Sweeping changes are occurring in how goods and commodities are designed, produced, sold, and serviced. Product design is improving while product-development cycles, defect levels, and costs are being reduced—and the changes are often radical in nature and scale. The overall effect is a merging of design, manufacturing, marketing, and supply chain into a seamless whole. The main drivers for these changes are growing customer demand for higher quality and more diverse products, and fierce international competition.
Students who elect the Manufacturing Minor are introduced to areas of finance, operations management, personnel management, and manufacturing processes, and participate in a cross-disciplinary manufacturing-design project.
The cross-disciplinary group design project involves an industrial client. The project may address product design, the design or improvement of a manufacturing system, quality improvement, distribution, or other issues. Design teams meet with faculty members and interact regularly with their clients.
Required Courses
The Manufacturing Minor uses some of the elective freedom in the regular M.Eng. curriculum to provide a common core of manufacturing courses. The manufacturing core courses are:
Accounting and Financial Decision Making, NBA 5530
This course focuses on basic financial and managerial accounting, the economic and financial concepts that have a bearing on managerial decisions. The goals of the course are: (1) to give students a working knowledge of the accounting process and the value and limitations of the data that comes out of the accounting information system, (2) to familiarize students with key concepts in managerial accounting and the application of cost information to pricing and operating decisions, and (3) to promote an understanding of the use of economic theory in the evaluation of capital investment projects. The teaching methods consist of lectures and cases. Students are evaluated on the basis of exams.
Design of Manufacturing Systems I, ORIE 5100
Project course in which students, working in teams, design a manufacturing logistics system and conduct capacity, material flow, and cost analysis of their design. Meetings between project teams and faculty advisers are substituted for some lectures. Analytical methods for controlling inventories, planning production, and evaluating system performance are presented in lectures.
Design for Manufacture and Assembly, MAE 5140
Nominal DFMA (Design for Manufacture and Assembly) and variational DFMA are covered in two parallel streams. The nominal stream is based on readings in a popular text that surveys the role of manufacturing and assembly processes in part and product design. The second stream, covered mainly through lectures, addresses dimensional variability and its control through parametric and geometric tolerances, dimensional metrology, and statistical quality and process control.

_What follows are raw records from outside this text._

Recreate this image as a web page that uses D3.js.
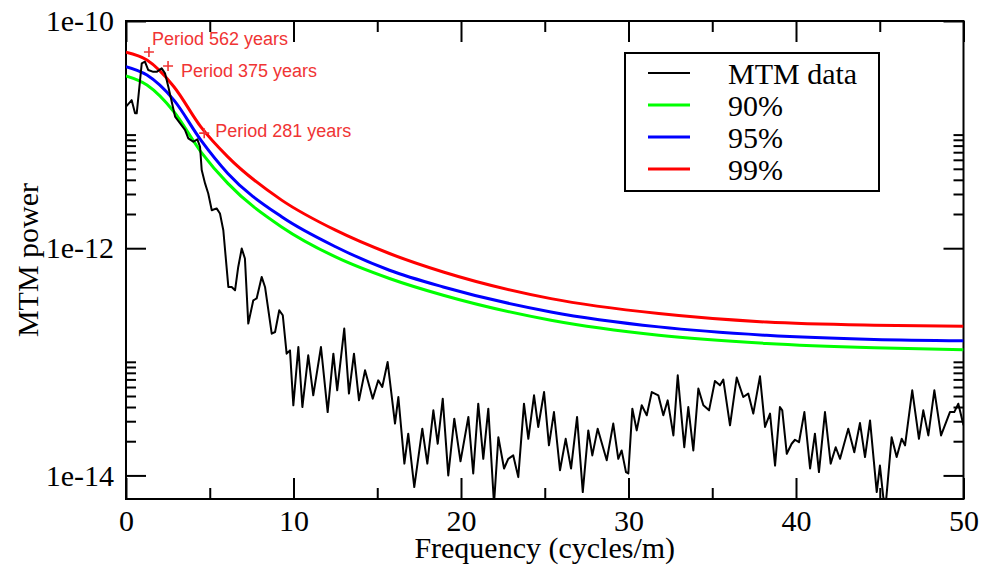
<!DOCTYPE html>
<html>
<head>
<meta charset="utf-8">
<script src="https://cdn.jsdelivr.net/npm/d3@7"></script>
<style>
  html, body { margin: 0; padding: 0; background: #fff; }
  svg { display: block; }
</style>
</head>
<body>
<div id="chart"></div>
<script>
// MTM spectrum
const mtmFreq = [
  0, 0.34, 0.54, 0.64, 0.94, 1.13, 1.33, 1.63, 1.83, 2.13, 2.33, 2.53, 2.73, 2.93, 3.22, 3.52, 3.72, 4.02, 4.26, 4.42,
  4.52, 4.72, 4.91, 5.12, 5.41, 5.61, 5.81, 6.11, 6.31, 6.51, 6.70, 6.91, 7.10, 7.30, 7.60, 7.80, 8.10, 8.30, 8.70, 8.90,
  9.15, 9.36, 9.59, 9.79, 9.99, 10.29, 10.53, 10.88, 11.18, 11.64, 12.04, 12.38, 12.61, 13.03, 13.31, 13.61, 13.91, 14.27, 14.73, 15.06,
  15.30, 15.62, 16.06, 16.26, 16.62, 16.85, 17.21, 17.69, 17.99, 18.35, 18.61, 18.91, 19.24, 19.60, 19.97, 20.44, 20.73, 21.03, 21.33, 21.63,
  21.97, 22.23, 22.57, 22.82, 23.12, 23.42, 23.76, 24.02, 24.36, 24.61, 24.96, 25.25, 25.55, 25.91, 26.25, 26.57, 26.93, 27.27, 27.60, 27.84,
  28.16, 28.70, 29.09, 29.39, 29.59, 29.85, 29.99, 30.23, 30.49, 30.79, 31.09, 31.39, 31.78, 32.08, 32.34, 32.68, 32.94, 33.33, 33.57, 33.87,
  34.17, 34.47, 34.81, 35.16, 35.46, 35.66, 36.06, 36.46, 36.85, 37.15, 37.45, 37.85, 38.15, 38.45, 38.75, 39.04, 39.18, 39.45, 39.74, 39.94,
  40.18, 40.50, 40.84, 41.13, 41.37, 41.73, 42.07, 42.37, 42.63, 43.12, 43.48, 43.82, 44.12, 44.42, 44.82, 45.01, 45.21, 45.36, 45.71, 46.01,
  46.31, 46.51, 46.94, 47.34, 47.60, 47.90, 48.26, 48.66, 49.19, 49.45, 49.69, 50
];
const mtmPower = [
  1.76e-11, 2.01e-11, 1.54e-11, 1.54e-11, 4.24e-11, 4.38e-11, 3.70e-11, 3.57e-11, 3.57e-11, 3.83e-11, 3.46e-11, 2.63e-11, 1.95e-11, 1.44e-11, 1.26e-11, 1.10e-11, 9.27e-12, 8.65e-12, 9.08e-12, 7.82e-12,
  4.87e-12, 3.72e-12, 3.03e-12, 2.16e-12, 2.24e-12, 2.02e-12, 1.44e-12, 4.56e-13, 4.56e-13, 4.26e-13, 6.84e-13, 9.93e-13, 8.11e-13, 2.17e-13, 3.48e-13, 3.61e-13, 5.59e-13, 4.56e-13, 1.77e-13, 1.83e-13,
  2.84e-13, 2.57e-13, 1.18e-13, 1.26e-13, 4.14e-14, 1.35e-13, 4.00e-14, 1.14e-13, 5.07e-14, 1.35e-13, 3.61e-14, 1.18e-13, 5.61e-14, 1.96e-13, 5.25e-14, 1.18e-13, 4.58e-14, 8.41e-14, 4.74e-14, 6.87e-14,
  6.00e-14, 9.96e-14, 2.86e-14, 4.90e-14, 1.27e-14, 2.33e-14, 7.89e-15, 2.58e-14, 1.27e-14, 3.74e-14, 1.90e-14, 4.74e-14, 1.00e-14, 3.16e-14, 1.33e-14, 3.27e-14, 1.04e-14, 4.28e-14, 1.40e-14, 3.87e-14,
  5.6e-15, 2.17e-14, 1.15e-14, 1.40e-14, 1.50e-14, 9.66e-15, 4.28e-14, 2.10e-14, 5.07e-14, 2.67e-14, 5.42e-14, 1.84e-14, 3.61e-14, 1.11e-14, 2.10e-14, 1.15e-14, 3.27e-14, 7.13e-15, 2.49e-14, 1.50e-14,
  2.58e-14, 1.36e-14, 2.86e-14, 1.40e-14, 1.66e-14, 1.07e-14, 1.04e-14, 3.87e-14, 2.49e-14, 4.14e-14, 3.38e-14, 5.42e-14, 5.07e-14, 3.38e-14, 4.58e-14, 2.25e-14, 7.60e-14, 1.77e-14, 4.00e-14, 1.66e-14,
  5.81e-14, 4.14e-14, 3.74e-14, 6.78e-14, 6.21e-14, 6.97e-14, 2.76e-14, 7.26e-14, 4.90e-14, 5.25e-14, 3.50e-14, 7.45e-14, 2.67e-14, 3.50e-14, 1.22e-14, 4.00e-14, 3.74e-14, 1.55e-14, 1.90e-14, 2.06e-14,
  1.96e-14, 3.61e-14, 1.15e-14, 2.33e-14, 1.07e-14, 3.61e-14, 1.27e-14, 1.77e-14, 1.40e-14, 2.58e-14, 1.60e-14, 2.89e-14, 1.45e-14, 3.05e-14, 7.13e-15, 1.22e-14, 6.44e-15, 5.6e-15, 2.17e-14, 1.45e-14,
  2.10e-14, 1.84e-14, 5.61e-14, 2.10e-14, 3.74e-14, 2.25e-14, 5.61e-14, 2.25e-14, 3.61e-14, 3.61e-14, 4.28e-14, 2.76e-14
];

// Confidence levels (red-noise background)
const levelFreq = [0, 1.25, 2.86, 4.47, 6.08, 9.29, 12.51, 15.73, 18.94, 25.37, 31.81, 38.24, 44.67, 50];
const level90 = [3.28e-11, 2.73e-11, 1.59e-11, 7.06e-12, 3.72e-12, 1.54e-12, 8.38e-13, 5.41e-13, 3.85e-13, 2.32e-13, 1.71e-13, 1.45e-13, 1.33e-13, 1.28e-13];
const level95 = [3.96e-11, 3.34e-11, 2.01e-11, 8.94e-12, 4.55e-12, 1.89e-12, 1.03e-12, 6.40e-13, 4.56e-13, 2.75e-13, 2.03e-13, 1.71e-13, 1.57e-13, 1.53e-13];
const level99 = [5.30e-11, 4.53e-11, 2.64e-11, 1.17e-11, 6.37e-12, 2.65e-12, 1.44e-12, 8.98e-13, 6.18e-13, 3.60e-13, 2.66e-13, 2.24e-13, 2.10e-13, 2.06e-13];

// Period annotations
const peakFreq = [1.37, 2.51, 4.67];
const peakPower = [5.33e-11, 4.02e-11, 1.03e-11];
const peakLabels = ['Period 562 years', 'Period 375 years', 'Period 281 years'];

// Axis ticks
const xMajor = [0, 10, 20, 30, 40, 50];
const xMinor = [5, 15, 25, 35, 45];
const yMajor = [1e-10, 1e-12, 1e-14];
const yMinor = [2, 3, 4, 5, 6, 7, 8, 9, 10].flatMap(k => [k * 1e-14, k * 1e-12]);

const legendItems = [
  { label: 'MTM data', color: '#000000' },
  { label: '90%', color: '#00ff00' },
  { label: '95%', color: '#0000ff' },
  { label: '99%', color: '#ff0000' }
];

// 1. Setup SVG
const width = 984;
const height = 571;
const margin = { top: 21, right: 20.5, bottom: 72, left: 126 };
const innerWidth = width - margin.left - margin.right;
const innerHeight = height - margin.top - margin.bottom;
const serif = '"Liberation Serif", "Times New Roman", serif';
const sans = '"Liberation Sans", Arial, sans-serif';

const svg = d3.select('#chart').append('svg')
  .attr('width', width)
  .attr('height', height);

const g = svg.append('g').attr('transform', `translate(${margin.left},${margin.top})`);

// 2. Scales
const x = d3.scaleLinear().domain([0, 50]).range([0, innerWidth]);
const y = d3.scaleLog().domain([6.2e-15, 1e-10]).range([innerHeight, 0]);

svg.append('defs').append('clipPath').attr('id', 'plot-clip')
  .append('rect').attr('width', innerWidth).attr('height', innerHeight);

// 3. Axes (ticks pointing inward on all four sides)
const styleAxis = sel => sel
  .call(a => a.select('.domain').remove())
  .call(a => a.selectAll('line').attr('stroke', '#000').attr('stroke-width', 2))
  .call(a => a.selectAll('text').filter(function () { return !this.textContent; }).remove())
  .call(a => a.selectAll('text').attr('fill', '#000').attr('font-family', serif).attr('font-size', 30));

g.append('g').attr('transform', `translate(0,${innerHeight})`)
  .call(d3.axisBottom(x).tickValues(xMajor).tickSize(-21).tickPadding(11).tickFormat(d3.format('d')))
  .call(styleAxis);
g.append('g').attr('transform', `translate(0,${innerHeight})`)
  .call(d3.axisBottom(x).tickValues(xMinor).tickSize(-11).tickFormat(''))
  .call(styleAxis);
g.append('g')
  .call(d3.axisTop(x).tickValues(xMajor).tickSize(-21).tickFormat(''))
  .call(styleAxis);
g.append('g')
  .call(d3.axisTop(x).tickValues(xMinor).tickSize(-11).tickFormat(''))
  .call(styleAxis);

g.append('g')
  .call(d3.axisLeft(y).tickValues(yMajor).tickSize(-20).tickPadding(12)
    .tickFormat(d => `1e${Math.round(Math.log10(d))}`))
  .call(styleAxis);
g.append('g')
  .call(d3.axisLeft(y).tickValues(yMinor).tickSize(-10).tickFormat(''))
  .call(styleAxis);
g.append('g').attr('transform', `translate(${innerWidth},0)`)
  .call(d3.axisRight(y).tickValues(yMajor).tickSize(-20).tickFormat(''))
  .call(styleAxis);
g.append('g').attr('transform', `translate(${innerWidth},0)`)
  .call(d3.axisRight(y).tickValues(yMinor).tickSize(-10).tickFormat(''))
  .call(styleAxis);

// Frame
g.append('rect')
  .attr('width', innerWidth)
  .attr('height', innerHeight)
  .attr('fill', 'none')
  .attr('stroke', '#000')
  .attr('stroke-width', 2);

// Axis titles
svg.append('text')
  .attr('x', margin.left + innerWidth / 2)
  .attr('y', 558)
  .attr('text-anchor', 'middle')
  .attr('font-family', serif)
  .attr('font-size', 30)
  .text('Frequency (cycles/m)');

svg.append('text')
  .attr('transform', `translate(38,${margin.top + innerHeight / 2}) rotate(-90)`)
  .attr('text-anchor', 'middle')
  .attr('font-family', serif)
  .attr('font-size', 30)
  .text('MTM power');

// 4. Lines
const plot = g.append('g').attr('clip-path', 'url(#plot-clip)');

const levelLine = d3.line()
  .x((d, i) => x(levelFreq[i]))
  .y(d => y(d))
  .curve(d3.curveMonotoneX);

[[level90, '#00ff00'], [level95, '#0000ff'], [level99, '#ff0000']].forEach(([vals, color]) => {
  plot.append('path')
    .datum(vals)
    .attr('fill', 'none')
    .attr('stroke', color)
    .attr('stroke-width', 3)
    .attr('d', levelLine);
});

const mtmLine = d3.line()
  .x((d, i) => x(mtmFreq[i]))
  .y(d => y(d));

plot.append('path')
  .datum(mtmPower)
  .attr('fill', 'none')
  .attr('stroke', '#000')
  .attr('stroke-width', 2)
  .attr('stroke-linejoin', 'round')
  .attr('d', mtmLine);

// 5. Peak annotations
const labelOffsets = [[3, -7], [13, 11], [11, 3.5]];
const peaks = g.append('g').attr('class', 'peaks');

peakFreq.forEach((f, i) => {
  const px = x(f);
  const py = y(peakPower[i]);
  peaks.append('path')
    .attr('d', `M${px - 5},${py}H${px + 5}M${px},${py - 5}V${py + 5}`)
    .attr('stroke', '#f03434')
    .attr('stroke-width', 1.6);
  peaks.append('text')
    .attr('x', px + labelOffsets[i][0])
    .attr('y', py + labelOffsets[i][1])
    .attr('fill', '#f03434')
    .attr('font-family', sans)
    .attr('font-size', 18)
    .text(peakLabels[i]);
});

// 6. Legend
const legend = svg.append('g').attr('transform', 'translate(625,53)');
legend.append('rect')
  .attr('width', 254)
  .attr('height', 138)
  .attr('fill', '#fff')
  .attr('stroke', '#000')
  .attr('stroke-width', 2);

legendItems.forEach((item, i) => {
  const ly = 20 + i * 32;
  legend.append('line')
    .attr('x1', 23).attr('x2', 65)
    .attr('y1', ly).attr('y2', ly)
    .attr('stroke', item.color)
    .attr('stroke-width', item.color === '#000000' ? 2 : 3);
  legend.append('text')
    .attr('x', 103)
    .attr('y', ly)
    .attr('dy', '0.35em')
    .attr('font-family', serif)
    .attr('font-size', 30)
    .text(item.label);
});
</script>
</body>
</html>
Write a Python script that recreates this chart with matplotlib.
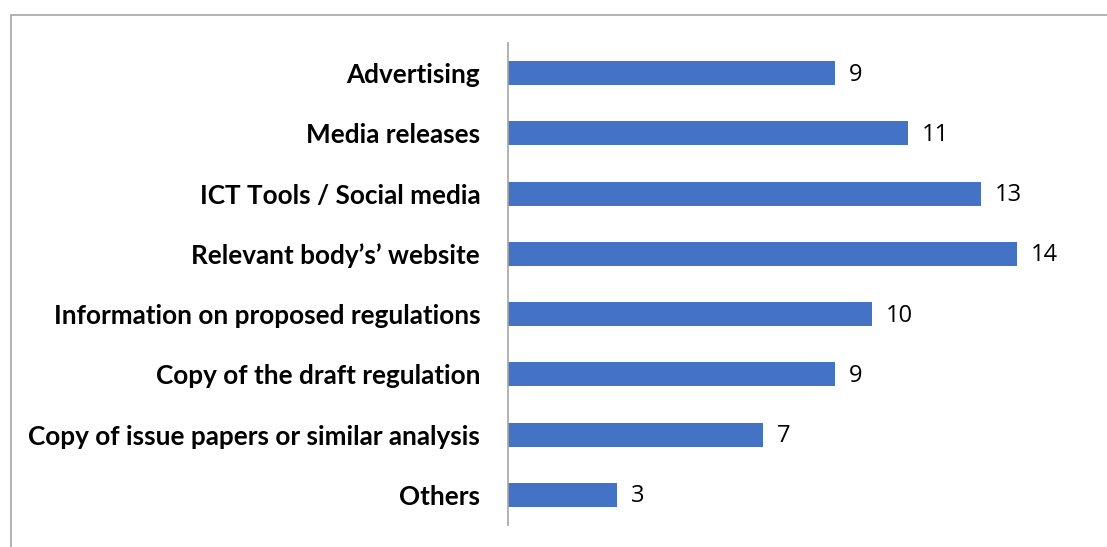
import matplotlib
matplotlib.use("Agg")
import matplotlib.pyplot as plt
from matplotlib.patches import Rectangle

categories = [
    "Advertising",
    "Media releases",
    "ICT Tools / Social media",
    "Relevant body\u2019s\u2019 website",
    "Information on proposed regulations",
    "Copy of the draft regulation",
    "Copy of issue papers or similar analysis",
    "Others",
]
values = [9, 11, 13, 14, 10, 9, 7, 3]

W, H = 1107, 547
fig = plt.figure(figsize=(W / 100, H / 100), dpi=100)
fig.patch.set_facecolor("white")

# chart-area frame (runs off the right and bottom edges)
fig.patches.append(Rectangle((10.5 / W, 0 - 0.05), 1.2, 1 - 14.5 / H + 0.05,
                             transform=fig.transFigure, fill=False,
                             edgecolor="#A6A6A6", linewidth=1.2))

ax = fig.add_axes([508 / W, 1 - 525 / H, (1090 - 508) / W, (525 - 43) / H])
pos = list(range(len(categories)))
ax.barh(pos, values, height=0.4, color="#4472C4")
ax.set_ylim(len(categories) - 0.5, -0.5)
ax.set_xlim(0, 16)

ax.set_yticks(pos)
ax.set_yticklabels(categories, fontfamily="Lato", fontweight="bold",
                   fontsize=18.8, color="black")
ax.tick_params(axis="y", length=0, pad=20)
ax.set_xticks([])

for s in ["top", "right", "bottom"]:
    ax.spines[s].set_visible(False)
ax.spines["left"].set_color("#A6A6A6")
ax.spines["left"].set_linewidth(1.2)

for p, v in zip(pos, values):
    ax.annotate(str(v), (v, p), xytext=(10, -1), textcoords="offset points",
                va="center", ha="left", fontsize=17, fontfamily="Open Sans",
                color="black")

fig.savefig("out.png", dpi=100)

Manufacturing Option Design Project, ORIE 5910
A cross-disciplinary group design project centered on a major manufactured product, including the concurrent design of a system for the product’s manufacture. Market needs, economics, financing, quality, life-cycle costs, distribution, and marketing are addressed as part of the product and manufacturing-system design. Each project will involve an industrial partner.
Other Courses to Consider:
Supply Chain Management, ORIE 5126
A supply chain is the scope of activities that convert raw materials (e.g., wheat) to finished products delivered to the end consumer (e.g., a box of cereal at the local P&C), usually spanning several corporations. Supply chain management focuses on the flow of products, information, and money through the supply chain. An overview of issues, opportunities, tools, and approaches. Emphasis is on business processes, system dynamics, control, design, re-engineering. Covers the relationship between the supply chain and the company's strategic position relative to its clients and its competition. Considers dimensions of intercorporate relationships with partners, including decision-making, incentives, and risk.
Chemical, Polymer, Biomedical, and Electronic Materials, ChemE 5200
A survey class of chemical engineering topics, consisting of a number of one-credit modules. Open to non–chemical engineers only. The modules include Turbomachinery, Chemical Processing, Biomedical Engineering, Electronic Materials Processing, Polymer Processing, Chemical Engineering Processing Units and Equipment, and Petroleum Refining.
Project Management, CEE 5900
Core graduate course in project management for people who will manage technical or engineering projects. Focuses both on the technical tools of project management (e.g., methods for planning, scheduling, and control) and the human side (e.g., forming a project team, managing performance, resolving conflicts), with somewhat greater emphasis on the latter.
Introduction to Composite Materials, MAE 4550
Course topics include introduction to composite materials; varieties and properties of fiber reinforcements and matrix materials; micromechanics of stiffness and stress transfer in discontinuous fiber/matrix arrays; orthotropic elasticity as applied to parallel fibers in a matrix and lamina; theory of stiffness (tension, bending, torsion) and failure of laminates and composite plates, including computer software for design; and manufacturing methods and applications for composites. There is a group component design and manufacturing paper required, and a group laboratory on laminated component fabrication.
Students who already have coursework equivalent to ORIE 5300 and ORIE 5560 can finish the M.Eng. degree with the Manufacturing Option in two semesters plus the January intersession period, which is used for part of the group project work. Students who lack equivalent course work should either take these courses during the preceding summer, or spend two fall semesters and one spring semester at Cornell.